Now for a clever trick. What if we take such a system and apply immense hydrostatic pressure? The pressure fights against the distortion, forcing the lattice back towards a more symmetric, cubic structure. As the distortion vanishes, the orbital degeneracy is restored! The orbital angular momentum is "un-quenched," or brought back to life. Suddenly, the spin-orbit coupling has a strong handle, and a large magnetic anisotropy appears out of nowhere. We can literally use pressure as a knob to turn the magnetic anisotropy on and off, all by controlling the degree of cooperative Jahn-Teller distortion.

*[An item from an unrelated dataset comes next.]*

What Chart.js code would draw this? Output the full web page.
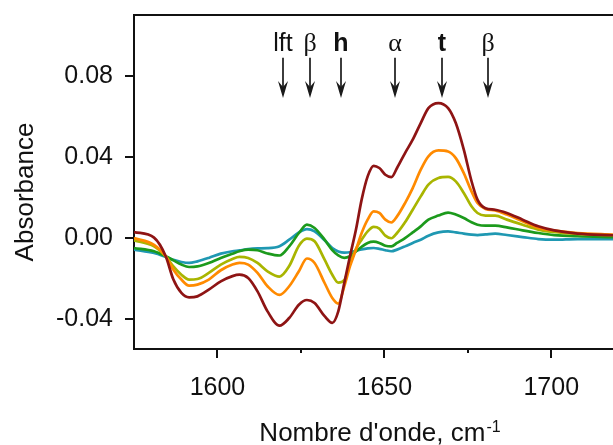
<!DOCTYPE html>
<html>
<head>
<meta charset="utf-8">
<script src="https://cdn.jsdelivr.net/npm/chart.js@4/dist/chart.umd.min.js"></script>
<style>
html,body{margin:0;padding:0;background:#fff;}
#wrap{width:613px;height:445px;position:relative;}
</style>
</head>
<body>
<div id="wrap"><canvas id="c" width="613" height="445"></canvas></div>
<script>
// Wavenumbers (cm-1)
const waves = [1575,1581,1584.5,1586.8,1589.2,1591.5,1594,1597.4,1601,1604.5,1606.6,1609.2,1612,1615,1618.6,1621.5,1624.4,1626.8,1629.1,1632.1,1634.4,1636.2,1638,1639.7,1641.5,1643.2,1645,1646.8,1648.5,1650.3,1652.1,1653.8,1656.2,1658.5,1660.9,1663.2,1666.2,1669.1,1671.4,1673.8,1676.1,1677.9,1680.3,1683.2,1686.7,1691.4,1696.1,1700.9,1707.9,1718.5];

const darkRed = [0.0028,0.0,-0.0092,-0.0207,-0.0273,-0.0295,-0.029,-0.0257,-0.0216,-0.019,-0.0183,-0.0199,-0.0265,-0.0364,-0.0435,-0.0397,-0.0331,-0.0308,-0.0323,-0.0388,-0.0421,-0.0364,-0.0224,-0.0092,0.004,0.0188,0.0303,0.0355,0.0344,0.0311,0.0299,0.0344,0.0418,0.0484,0.0566,0.064,0.0665,0.064,0.0566,0.0435,0.028,0.0188,0.0145,0.0138,0.0122,0.0089,0.0056,0.0036,0.002,0.0012];

const orange = [-0.0002,-0.0035,-0.0092,-0.0158,-0.0207,-0.0237,-0.0232,-0.0207,-0.0161,-0.0133,-0.0125,-0.0133,-0.0174,-0.024,-0.0283,-0.024,-0.0166,-0.0103,-0.0125,-0.0224,-0.0298,-0.0326,-0.024,-0.0142,-0.0059,0.0023,0.0089,0.013,0.0122,0.0089,0.0075,0.0105,0.0171,0.0245,0.0336,0.0402,0.0431,0.0426,0.0393,0.0319,0.0229,0.0171,0.0142,0.0135,0.0114,0.0081,0.0048,0.0035,0.0023,0.0015];

const yellowGreen = [-0.0013,-0.0043,-0.0092,-0.0142,-0.0183,-0.0207,-0.0204,-0.0174,-0.0133,-0.0105,-0.0095,-0.01,-0.0125,-0.0166,-0.0192,-0.014,-0.0040,-0.0005,-0.0018,-0.0109,-0.0183,-0.0222,-0.021,-0.013,-0.0055,-0.001,0.0031,0.0053,0.0045,0.001,-0.0003,0.0023,0.0076,0.0138,0.0204,0.0262,0.0295,0.03,0.0278,0.0221,0.0155,0.0122,0.0109,0.0109,0.0089,0.0064,0.004,0.0028,0.0018,0.0012];

const green = [-0.0051,-0.0067,-0.0092,-0.0112,-0.0133,-0.0145,-0.0142,-0.0125,-0.01,-0.0079,-0.0067,-0.0059,-0.0062,-0.0078,-0.0088,-0.0043,0.0023,0.0064,0.0048,-0.001,-0.0062,-0.0088,-0.01,-0.0092,-0.0068,-0.0045,-0.0026,-0.002,-0.0026,-0.004,-0.0043,-0.0026,-0.0002,0.0026,0.0056,0.0089,0.0109,0.0124,0.0114,0.0097,0.0076,0.0064,0.0059,0.0059,0.0051,0.0036,0.0023,0.0013,0.0007,0.0003];

const teal = [-0.0059,-0.0076,-0.0095,-0.0109,-0.012,-0.0125,-0.0117,-0.01,-0.0079,-0.0067,-0.0063,-0.0056,-0.0053,-0.0052,-0.0042,-0.001,0.0026,0.0042,0.0031,-0.0013,-0.0051,-0.0068,-0.0074,-0.0072,-0.0065,-0.0058,-0.0053,-0.0051,-0.0055,-0.0062,-0.0067,-0.0059,-0.0043,-0.0026,-0.001,0.001,0.0026,0.0031,0.0026,0.002,0.0015,0.0013,0.0016,0.002,0.0013,0.0003,-0.0007,-0.001,-0.0007,-0.0007];

const xTicks = [1600, 1650, 1700];
const xMinorTicks = [1625, 1675];
const yTicks = [-0.04, 0.0, 0.04, 0.08];

// Band assignment annotations
const bandLabels = ['lft', 'β', 'h', 'α', 't', 'β'];
const bandPositions = [1619.5, 1627.6, 1637.0, 1653.2, 1667.2, 1681.0];
const bandBold = [false, false, true, false, true, false];
const bandGreek = [false, true, false, true, false, true];
const labelY = 0.0920;
const arrowTopY = 0.0889;
const arrowTipY = 0.0690;

const seriesList = [
  {name: 'darkRed', data: darkRed, color: '#8e1414'},
  {name: 'orange', data: orange, color: '#ff8a00'},
  {name: 'yellowGreen', data: yellowGreen, color: '#a9b500'},
  {name: 'green', data: green, color: '#1c9a1c'},
  {name: 'teal', data: teal, color: '#1f98b2'}
];

const SANS = "'Liberation Sans', Arial, sans-serif";
const SERIF = "'Liberation Serif', 'Times New Roman', serif";

const decorPlugin = {
  id: 'decor',
  afterDraw(chart) {
    const ctx = chart.ctx;
    const xs = chart.scales.x, ys = chart.scales.y;
    const ca = chart.chartArea;
    ctx.save();
    // top frame line
    ctx.strokeStyle = '#111';
    ctx.lineWidth = 2;
    ctx.beginPath();
    ctx.moveTo(ca.left - 1, ca.top);
    ctx.lineTo(ca.right, ca.top);
    ctx.stroke();
    // minor x ticks
    xMinorTicks.forEach(v => {
      const px = Math.round(xs.getPixelForValue(v));
      ctx.beginPath();
      ctx.moveTo(px, ca.bottom);
      ctx.lineTo(px, ca.bottom + 4);
      ctx.stroke();
    });
    // band arrows & labels
    bandPositions.forEach((w, i) => {
      const px = Math.round(xs.getPixelForValue(w));
      const yT = ys.getPixelForValue(arrowTopY);
      const yB = ys.getPixelForValue(arrowTipY);
      const yL = ys.getPixelForValue(labelY);
      ctx.strokeStyle = '#1a1a1a';
      ctx.lineWidth = 1.7;
      ctx.beginPath();
      ctx.moveTo(px, yT);
      ctx.lineTo(px, yB - 6);
      ctx.stroke();
      ctx.beginPath();
      ctx.moveTo(px, yB);
      ctx.lineTo(px - 5, yB - 17);
      ctx.lineTo(px, yB - 11);
      ctx.lineTo(px + 5, yB - 17);
      ctx.closePath();
      ctx.fillStyle = '#1a1a1a';
      ctx.fill();
      ctx.fillStyle = '#111';
      ctx.textAlign = 'center';
      ctx.textBaseline = 'alphabetic';
      if (bandGreek[i]) ctx.font = '26px ' + SERIF;
      else ctx.font = (bandBold[i] ? 'bold ' : '') + '25px ' + SANS;
      ctx.fillText(bandLabels[i], px, yL);
    });
    // y title
    ctx.save();
    ctx.translate(33, 192);
    ctx.rotate(-Math.PI / 2);
    ctx.font = '26px ' + SANS;
    ctx.textAlign = 'center';
    ctx.textBaseline = 'alphabetic';
    ctx.fillStyle = '#111';
    ctx.fillText('Absorbance', 0, 0);
    ctx.restore();
    // x title with superscript
    const main = "Nombre d'onde, cm";
    const sup = '-1';
    ctx.font = '26px ' + SANS;
    const wMain = ctx.measureText(main).width;
    ctx.font = '16px ' + SANS;
    const wSup = ctx.measureText(sup).width;
    const startX = 380 - (wMain + wSup + 1) / 2;
    ctx.textAlign = 'left';
    ctx.textBaseline = 'alphabetic';
    ctx.fillStyle = '#111';
    ctx.font = '26px ' + SANS;
    ctx.fillText(main, startX, 441);
    ctx.font = '16px ' + SANS;
    ctx.fillText(sup, startX + wMain + 1, 432);
    ctx.restore();
  }
};

new Chart(document.getElementById('c'), {
  type: 'line',
  data: {
    datasets: seriesList.map(s => ({
      label: s.name,
      data: waves.map((w, i) => ({x: w, y: s.data[i]})),
      borderColor: s.color,
      backgroundColor: s.color,
      borderWidth: 2.7,
      pointRadius: 0,
      fill: false,
      cubicInterpolationMode: 'monotone'
    }))
  },
  options: {
    responsive: false,
    animation: false,
    devicePixelRatio: 1,
    layout: {padding: {top: 15, left: 0, right: 0, bottom: 0}},
    plugins: {legend: {display: false}, tooltip: {enabled: false}},
    scales: {
      x: {
        type: 'linear',
        min: 1575,
        max: 1718.5,
        afterBuildTicks: s => { s.ticks = xTicks.map(v => ({value: v})); },
        afterFit: s => { s.height = 96; s.paddingLeft = 0; s.paddingRight = 0; },
        grid: {drawOnChartArea: false, drawTicks: true, tickLength: 9, color: '#111', lineWidth: 2},
        border: {display: true, color: '#111', width: 2},
        ticks: {
          color: '#111',
          font: {family: SANS, size: 25},
          padding: 15,
          maxRotation: 0,
          autoSkip: false,
          callback: v => String(v)
        },
        title: {display: false}
      },
      y: {
        type: 'linear',
        min: -0.055,
        max: 0.110,
        afterBuildTicks: s => { s.ticks = yTicks.map(v => ({value: v})); },
        afterFit: s => { s.width = 134; s.paddingTop = 0; s.paddingBottom = 0; },
        grid: {drawOnChartArea: false, drawTicks: true, tickLength: 9, color: '#111', lineWidth: 2},
        border: {display: true, color: '#111', width: 2},
        ticks: {
          color: '#111',
          font: {family: SANS, size: 25},
          padding: 12,
          autoSkip: false,
          callback: v => Number(v).toFixed(2)
        },
        title: {display: false}
      }
    }
  },
  plugins: [decorPlugin]
});
</script>
</body>
</html>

Listening to a Crystal Prepare for Change

With such dramatic consequences, one might wonder if there are any warning signs before a crystal undergoes this cooperative transformation. It turns out there are. We just have to know how to listen. All crystals are constantly vibrating, and these collective vibrations are what we call sound waves, or phonons.

As we cool a crystal towards its cooperative Jahn-Teller transition temperature, the lattice becomes increasingly "soft" with respect to the exact distortion it is about to undergo. It's like a building's foundations getting weaker in a specific direction right before it's about to lean. This pre-transitional softening has a direct, measurable consequence: the speed of a sound wave that propagates along that "soft" direction, with a polarization that matches the impending distortion, will slow down dramatically. By measuring this acoustic velocity, a purely mechanical property, physicists can gain a direct window into the quantum mechanical conspiracy of electrons preparing to collectively re-engineer their crystal home. It's a striking link between the worlds of classical mechanics and quantum electronics.

From the electronic heart of a metal-insulator transition, to the practical fate of a battery, to the subtle architecture of magnetism, the cooperative Jahn-Teller effect reveals itself not as a niche curiosity, but as a central organizing principle in solid-state science. It is a testament to the beautiful, interconnected nature of the physical world, where the simple preference of a single electron, when amplified by the power of cooperation, can shape the destiny of a material.